Sid Vicious e Kevin Nash sono più vicini a noi. Il primo ha vissuto una serie inaspettata di vittorie e di considerazione di gran lunga sopravvalutate rispetto alla qualità espressa. Scarso come pochi ma essere “quello alto al posto giusto al momento giusto” è valso qualcosa. Con Vicious (o Sycho Sid, o Sid Justice) avevi la netta sensazione che fosse tutto finto, tutto preparato, dalla sua incapacità totale di gestire il timing dei suoi interventi e dei suoi match, senza contare diversi botch al microfono (come la richiesta di tagliare un promo per una serie di errori durante una edizione di WCW Nitro… peccato che tutto fosse ripreso in diretta..). Nash è stato anche lui al posto giusto nel momento giusto, ha cambiato la storia come pochi hanno saputo fare e si è guadagnato una posizione di lusso negli anni a venire. Big Sexy non è solo NWO, ma è anche Wolfpac, Insiders, quattro volte campione del mondo, colui che ha spezzato la streak di Goldberg e che ha spazzato via in pochi secondi il povero Bob Backlund. Al microfono poi attirava facilmente le persone, aveva mimica e ironia tali da vendere nel migliore dei modi il prodotto – nel backstage invece aveva acceso una guerra totale con Hogan che porterà ben presto al disfacimento della WCW.

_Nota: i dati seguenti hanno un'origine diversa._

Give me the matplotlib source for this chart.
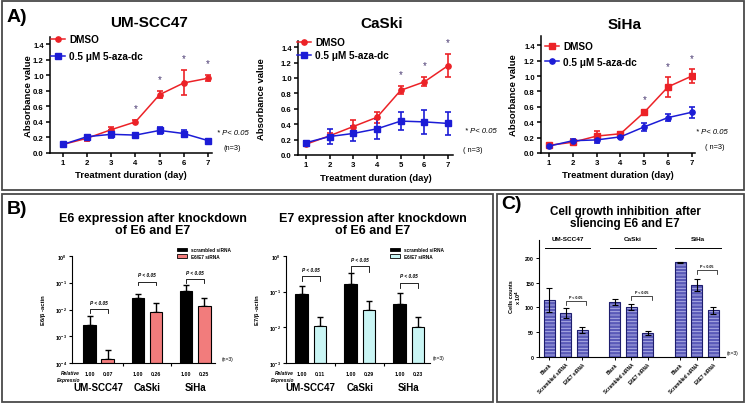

La lista prosegue: Earthquake, Typhoon, Vader, Bam Bam Bigelow, Big Boss Man, Test… fino al leggendario Andre The Giant, scoperto all’età di 3 anni mentre cercava di strozzare i suoi avversari con una (finta) inusitata ferocia. Oggi questa schiera di performer non esiste più e se esiste non ha più le sembianze di una volta. Il mondo è cambiato, i tifosi sono cambiati: un match tra Shaquille O’Neal e Big Show non interesserebbe più nemmeno ai nostalgici. I piccoli hanno preso la scena e non la lasceranno andare via per i prossimi vent’anni.